AMES, Iowa — Meredith DeRoy Winter was able to pen one last letter to his love during the Battle of Iwo Jima, a battle that two days later would claim his life.
Winter was born Feb. 26, 1919, in Dysart, the oldest of seven children born to Thomas and Lennora Winter.
While the majority of his life was spent in Dysart, the family lived in New York for four years as dairy farmers after the Great Depression caused Winter’s father to lose his job. After Winter graduated as valedictorian of his high school class, the family returned to Dysart.
His passion for education was instilled at a young age by his mother, who was a teacher in a one-room schoolhouse. So, he came to Iowa State University in 1938 to study chemistry, where his college friends called him “Tim” — another nickname to add to the list since his family dubbed him “Merd.” He worked as a janitor and in a campus cafeteria to earn money to pay for college.
It was here that Winter met the love of his life: Betty Ewing.
He enlisted in the U.S. Marine Corps in September 1943. While Winter technically received his bachelor’s degree that December, he wasn’t at the ceremony.
He had been ordered to active duty in November, and was training for service in San Diego during commencement. Winter arrived in Guam as part of G Company, 2nd Battalion, 21st Marine Regiment, 3rd Marine Division, where he was tasked with patrolling against Japanese forces.
Although the U.S. had Japan on the defensive by the fall of 1944, the Imperial Japanese Army still held strategic areas that prevented U.S. B-29 bombers from completing bombing missions over mainland Japan. American bombers continued getting intercepted by Japanese fighters taking off from Iwo Jima island.
The invasion of Iwo Jima
Iwo Jima had to be captured so the U.S. could continue operations to defeat Japan. On Feb. 19, 1945, after two months of naval bombardment, approximately 70,000 Marines led the invasion of Iwo Jima.
Two days later, Pfc. Winter became one of them as the 3rd Marine Division landed on Yellow Beach.
On his 26th birthday, Winter wrote to Betty that he was “still in one piece.”
“It’s been really rough the last few days to be truthful,” Winter wrote. “I feel 56 instead of 26.”
He asked Betty to tell his parents where he was and that he was all right, and closed the letter with, “I think I will say good-bye for now.”
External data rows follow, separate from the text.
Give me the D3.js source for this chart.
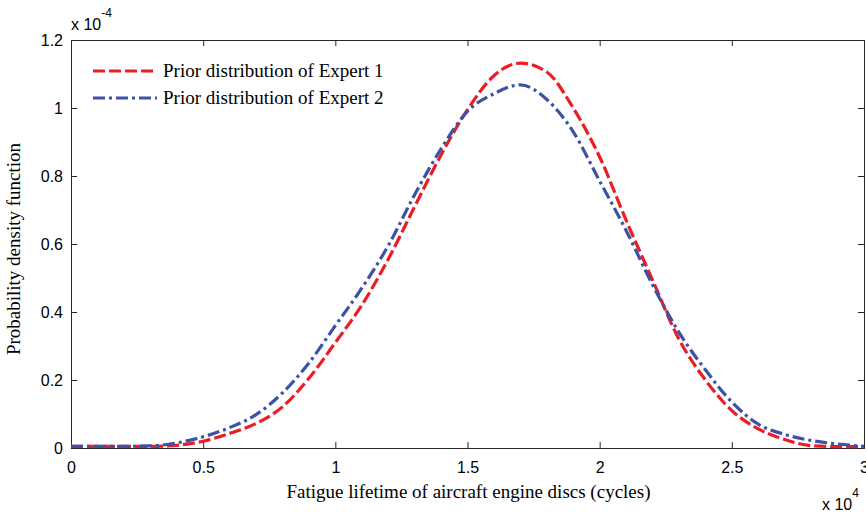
<!DOCTYPE html>
<html>
<head>
<meta charset="utf-8">
<script src="https://cdn.jsdelivr.net/npm/d3@7"></script>
<style>
  body { margin: 0; background: #fff; }
  svg { display: block; }
  .tick text { font-family: "Liberation Sans", Arial, sans-serif; font-size: 16px; fill: #000; }
  .serif { font-family: "Liberation Serif", "Times New Roman", serif; font-size: 19px; fill: #000; }
  .sans { font-family: "Liberation Sans", Arial, sans-serif; fill: #000; }
</style>
</head>
<body>
<div id="chart"></div>
<script>
// lifetime in units of 1e4 cycles
const lifetimes = [0, 0.1, 0.2, 0.3, 0.4, 0.5, 0.6, 0.7, 0.8, 0.9, 1.0,
  1.1, 1.2, 1.3, 1.4, 1.5, 1.6, 1.7, 1.8, 1.9, 2.0,
  2.1, 2.2, 2.3, 2.4, 2.5, 2.6, 2.7, 2.8, 2.9, 3.0];

// pdf values in units of 1e-4
const expert1 = [0.005, 0.005, 0.005, 0.005, 0.008, 0.02, 0.043, 0.072, 0.121, 0.205, 0.31,
  0.42, 0.555, 0.71, 0.862, 0.995, 1.095, 1.132, 1.106, 1.0, 0.856,
  0.67, 0.494, 0.32, 0.2, 0.11, 0.056, 0.025, 0.007, 0.004, 0.004];

const expert2 = [0.005, 0.005, 0.005, 0.006, 0.015, 0.033, 0.06, 0.098, 0.162, 0.25, 0.36,
  0.47, 0.595, 0.745, 0.88, 0.99, 1.042, 1.068, 1.025, 0.93, 0.785,
  0.64, 0.48, 0.34, 0.23, 0.135, 0.07, 0.04, 0.022, 0.012, 0.005];

const seriesNames = ["Prior distribution of Expert 1", "Prior distribution of Expert 2"];
const xTicks = [0, 0.5, 1, 1.5, 2, 2.5, 3];
const yTicks = [0, 0.2, 0.4, 0.6, 0.8, 1, 1.2];

const W = 866, H = 517;
const margin = { top: 40, right: 2, bottom: 69, left: 71 };
const width = W - margin.left - margin.right;
const height = H - margin.top - margin.bottom;

const svg = d3.select("#chart").append("svg")
  .attr("width", W).attr("height", H);

const g = svg.append("g")
  .attr("transform", `translate(${margin.left},${margin.top})`);

const x = d3.scaleLinear().domain([0, 3]).range([0, width]);
const y = d3.scaleLinear().domain([0, 1.2]).range([height, 0]);

const axisColor = "#262626";

// --- axes (MATLAB style, ticks inside) ---
const xAxis = g.append("g")
  .attr("transform", `translate(0,${height})`)
  .call(d3.axisBottom(x).tickValues(xTicks).tickSize(-6).tickPadding(14)
    .tickFormat(d => d));
const yAxis = g.append("g")
  .call(d3.axisLeft(y).tickValues(yTicks).tickSize(-6).tickPadding(8)
    .tickFormat(d => d));
const xTop = g.append("g")
  .call(d3.axisTop(x).tickValues(xTicks).tickSize(-6).tickFormat(""));
const yRight = g.append("g")
  .attr("transform", `translate(${width},0)`)
  .call(d3.axisRight(y).tickValues(yTicks).tickSize(-6).tickFormat(""));

[xAxis, yAxis, xTop, yRight].forEach(a => {
  a.selectAll("path").attr("stroke", axisColor).attr("stroke-width", 1);
  a.selectAll("line").attr("stroke", axisColor);
});

// --- curves ---
const line = vals => d3.line()
  .x((d, i) => x(lifetimes[i]))
  .y(d => y(d))
  .curve(d3.curveMonotoneX)(vals);

const styles = [
  { color: "#ec1c24", dash: "12,4" },
  { color: "#3a53a4", dash: "12,4,3,4" }
];

[expert1, expert2].forEach((vals, i) => {
  g.append("path")
    .attr("d", line(vals))
    .attr("fill", "none")
    .attr("stroke", styles[i].color)
    .attr("stroke-width", 3.2)
    .attr("stroke-dasharray", styles[i].dash);
});

// --- legend ---
seriesNames.forEach((name, i) => {
  const ly = 31 + i * 27;
  g.append("line")
    .attr("x1", 22).attr("x2", 86)
    .attr("y1", ly).attr("y2", ly)
    .attr("stroke", styles[i].color)
    .attr("stroke-width", 3.2)
    .attr("stroke-dasharray", styles[i].dash);
  g.append("text")
    .attr("class", "serif")
    .attr("x", 92).attr("y", ly + 6)
    .text(name);
});

// --- axis labels ---
svg.append("text")
  .attr("class", "serif")
  .attr("x", margin.left + width / 2 + 1).attr("y", 498)
  .attr("text-anchor", "middle")
  .text("Fatigue lifetime of aircraft engine discs (cycles)");

svg.append("text")
  .attr("class", "serif")
  .attr("transform", "rotate(-90)")
  .attr("x", -249).attr("y", 20)
  .attr("text-anchor", "middle")
  .text("Probability density function");

// --- exponent labels ---
const yExp = svg.append("text").attr("class", "sans").attr("x", 71).attr("y", 30)
  .style("font-size", "16px");
yExp.append("tspan").text("x 10");
yExp.append("tspan").attr("dy", -13).style("font-size", "12px").text("-4");

const xExp = svg.append("text").attr("class", "sans").attr("x", 822).attr("y", 510)
  .style("font-size", "16px");
xExp.append("tspan").text("x 10");
xExp.append("tspan").attr("dy", -13).style("font-size", "12px").text("4");
</script>
</body>
</html>
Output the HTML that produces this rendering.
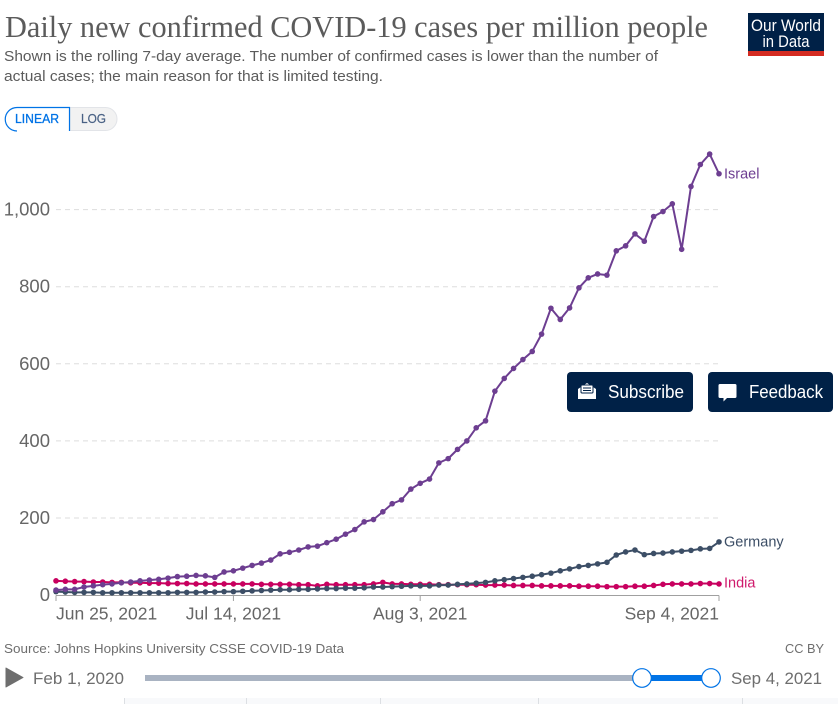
<!DOCTYPE html>
<html lang="en">
<head>
<meta charset="utf-8">
<title>Daily new confirmed COVID-19 cases per million people</title>
<style>
html,body{margin:0;padding:0;background:#fff;width:838px;height:704px;overflow:hidden}
svg{display:block}
text{font-family:"Liberation Sans",sans-serif}
.serif{font-family:"Liberation Serif",serif}
</style>
</head>
<body>
<svg id="chart" xmlns="http://www.w3.org/2000/svg" width="838" height="704" viewBox="0 0 838 704">
  <rect x="124" y="698" width="714" height="6" fill="#f8f9fb"/>
  <path d="M124.5 698V704M246.5 698V704M380.5 698V704M538.5 698V704M742.5 698V704" stroke="#dcdfe3"/>

  <text class="serif" x="5" y="37" font-size="31" fill="#5b5b5b" textLength="703" lengthAdjust="spacingAndGlyphs">Daily new confirmed COVID-19 cases per million people</text>
  <text x="4" y="61" font-size="14.5" fill="#5b5b5b" textLength="654" lengthAdjust="spacingAndGlyphs">Shown is the rolling 7-day average. The number of confirmed cases is lower than the number of</text>
  <text x="4" y="81" font-size="14.5" fill="#5b5b5b" textLength="379" lengthAdjust="spacingAndGlyphs">actual cases; the main reason for that is limited testing.</text>

  <g>
    <rect x="748" y="13" width="76" height="43" fill="#002147"/>
    <rect x="748" y="51" width="76" height="5" fill="#d42b21"/>
    <text x="786" y="31" font-size="17" fill="#fff" text-anchor="middle" textLength="70" lengthAdjust="spacingAndGlyphs">Our World</text>
    <text x="786" y="47" font-size="17" fill="#fff" text-anchor="middle" textLength="47" lengthAdjust="spacingAndGlyphs">in Data</text>
  </g>

  <g>
    <path d="M70 107.5H105.5a11.500 11.500 0 0 1 0 23H70Z" fill="#f2f2f2" stroke="#e2e4e8"/>
    <path d="M17 131A11.500 11.500 0 0 1 17 107.500H69.500V131" fill="#fff" stroke="#0073e6" stroke-width="1.200"/>
    <text x="15" y="123" font-size="13" fill="#0073e6" stroke="#0073e6" stroke-width="0.300" textLength="44" lengthAdjust="spacingAndGlyphs">LINEAR</text>
    <text x="81" y="123" font-size="13" fill="#4a6285" stroke="#4a6285" stroke-width="0.200" textLength="25" lengthAdjust="spacingAndGlyphs">LOG</text>
  </g>

  <g id="grid"></g>
  <g id="yticks"></g>
  <g id="xaxis"></g>
  <g id="series"></g>

  <g>
    <rect x="567" y="372" width="126" height="40" rx="4" fill="#002147"/>
    <path d="M578 389l9-6 9 6v10h-18Z" fill="#fff"/>
    <rect x="581" y="385" width="12" height="8" rx="1" fill="#fff" stroke="#002147"/>
    <path d="M583 388h8M583 390.500h8" stroke="#002147"/>
    <text x="608" y="398" font-size="18" fill="#fff" textLength="76" lengthAdjust="spacingAndGlyphs">Subscribe</text>
  </g>
  <g>
    <rect x="708" y="372" width="125" height="40" rx="4" fill="#002147"/>
    <path d="M720 384h15a1.500 1.500 0 0 1 1.500 1.500v11a1.500 1.500 0 0 1-1.500 1.500h-8l-3.500 3.500v-3.500h-3.500a1.500 1.500 0 0 1-1.500-1.500v-11a1.500 1.500 0 0 1 1.500-1.500Z" fill="#fff"/>
    <text x="749" y="398" font-size="18" fill="#fff" textLength="74" lengthAdjust="spacingAndGlyphs">Feedback</text>
  </g>

  <text x="4" y="653" font-size="13" fill="#6e6e6e" textLength="340" lengthAdjust="spacingAndGlyphs">Source: Johns Hopkins University CSSE COVID-19 Data</text>
  <text x="785" y="653" font-size="13" fill="#6e6e6e" textLength="39" lengthAdjust="spacingAndGlyphs">CC BY</text>

  <path d="M6 668L23 677.500L6 687Z" fill="#6e6e6e" stroke="#6e6e6e" stroke-linejoin="round"/>
  <text x="33" y="684" font-size="17" fill="#6e6e6e" textLength="91" lengthAdjust="spacingAndGlyphs">Feb 1, 2020</text>
  <rect x="145" y="675" width="500" height="6" fill="#a9b3c2"/>
  <rect x="642" y="675" width="69" height="6" fill="#0073e6"/>
  <circle cx="642" cy="678" r="9.300" fill="#fff" stroke="#0073e6" stroke-width="1.200"/>
  <circle cx="711" cy="678" r="9.300" fill="#fff" stroke="#0073e6" stroke-width="1.200"/>
  <text x="731" y="684" font-size="17" fill="#6e6e6e" textLength="91" lengthAdjust="spacingAndGlyphs">Sep 4, 2021</text>
</svg>

<script>
const yTicks = [0, 200, 400, 600, 800, 1000];
const yTickLabels = ["0", "200", "400", "600", "800", "1,000"];
const xTickDays = [0, 19, 39, 71];
const xTickLabels = ["Jun 25, 2021", "Jul 14, 2021", "Aug 3, 2021", "Sep 4, 2021"];
const seriesNames = ["India", "Germany", "Israel"];
const india = [37,36,35,35,34,34,33,33,32,32,31,31,30,30,30,29,29,29,29,29,29,29,28,28,28,28,27,27,24,28,27,27,27,27,29,33,29,29,28,28,28,27,27,27,27,27,26,26,26,25,25,25,24,24,24,24,23,23,23,22,22,22,23,23,25,28,29,29,29,30,30,29];
const germany = [9,8,7,7,7,6,6,6,6,6,6,6,6,7,7,7,8,8,9,9,10,11,12,13,14,14,15,15,16,17,17,18,18,19,21,21,22,23,24,24,24,26,26,28,29,31,33,37,40,43,46,49,53,57,63,68,74,77,81,85,104,112,117,105,108,109,112,114,116,120,121,138];
const israel = [13,15,15,21,24,27,29,32,34,37,39,41,44,48,49,51,50,46,60,63,70,77,83,91,107,111,117,125,127,136,145,158,170,190,196,216,237,247,275,290,301,343,354,378,400,434,452,529,562,588,611,632,677,744,715,745,797,823,833,830,893,906,937,918,982,995,1015,897,1060,1117,1144,1093];

const NS = "http://www.w3.org/2000/svg";
const seriesValues = [india, germany, israel];
const lineColors = ["#c8005f", "#3c4e66", "#6d3e91"];
const labelColors = ["#cf1a6c", "#3c4e66", "#6d3e91"];
const labelNudge = [-1.5, -0.5, 0];

const plotLeft = 56, plotRight = 719, zeroY = 595.1, pxPerUnit = 0.3855;
const lastDay = israel.length - 1;
function xScale(day) { return plotLeft + (plotRight - plotLeft) * day / lastDay; }
function yScale(value) { return zeroY - value * pxPerUnit; }

function make(tag, attrs, parent) {
  const el = document.createElementNS(NS, tag);
  for (const key in attrs) el.setAttribute(key, attrs[key]);
  parent.appendChild(el);
  return el;
}

const gridGroup = document.getElementById("grid");
const yGroup = document.getElementById("yticks");
yTicks.forEach(function (tick, i) {
  if (tick !== 0) {
    const line = make("line", {x1: plotLeft, x2: plotRight, y1: yScale(tick), y2: yScale(tick), stroke: "#dddddd", "stroke-dasharray": "5 4"}, gridGroup);
    
    
  }
  const label = make("text", {x: 50, y: yScale(tick) + 6, "font-size": 18.5, fill: "#666666", "text-anchor": "end"}, yGroup);
  label.textContent = yTickLabels[i];
  
  
});

const xGroup = document.getElementById("xaxis");
const axisLine = make("line", {x1: plotLeft, x2: plotRight, y1: 595.5, y2: 595.5, stroke: "#a0a0a0"}, xGroup);


xTickDays.forEach(function (day, i) {
  const x = xScale(day);
  const tick = make("line", {x1: x, x2: x, y1: 595.5, y2: 601, stroke: "#a0a0a0"}, xGroup);
  
  
  const anchor = i === 0 ? "start" : (i === xTickDays.length - 1 ? "end" : "middle");
  const label = make("text", {x: x, y: 619.5, "font-size": 17.5, fill: "#666666", "text-anchor": anchor}, xGroup);
  label.textContent = xTickLabels[i];
  
  
});

const seriesGroup = document.getElementById("series");
seriesNames.forEach(function (name, s) {
  const values = seriesValues[s];
  const group = make("g", {}, seriesGroup);
  
  
  const pts = values.map(function (v, d) { return xScale(d).toFixed(2) + "," + yScale(v).toFixed(2); }).join(" ");
  const line = make("polyline", {points: pts, fill: "none", stroke: lineColors[s], "stroke-width": 2, "stroke-linejoin": "round"}, group);
  
  
  values.forEach(function (v, d) {
    const dot = make("circle", {cx: xScale(d), cy: yScale(v), r: 2.8, fill: lineColors[s]}, group);
    
    
  });
  const label = make("text", {x: 724, y: yScale(values[lastDay]) + 5 + labelNudge[s], "font-size": 14.5, fill: labelColors[s]}, group);
  label.textContent = name;
  
  
});
</script>
</body>
</html>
Two days later, on Feb. 28, 1945, Winter and five other Marines were killed by a Japanese mortar during heavy fighting. The Battle of Iwo Jima is one of the bloodiest in Marine Corps history, claiming the lives of 7,000 Americans.
Winter’s ultimate sacrifice helped save the lives of an estimated 24,000 U.S. airmen since the island served as an emergency landing site for more than 2,000 B-29 bombers whose missions were crucial to bringing the war in the Pacific to an end.
Winter was initially buried in the 3rd Marine Division Cemetery on Iwo Jima. On May 5, 1948, his body was returned to Dysart for permanent burial.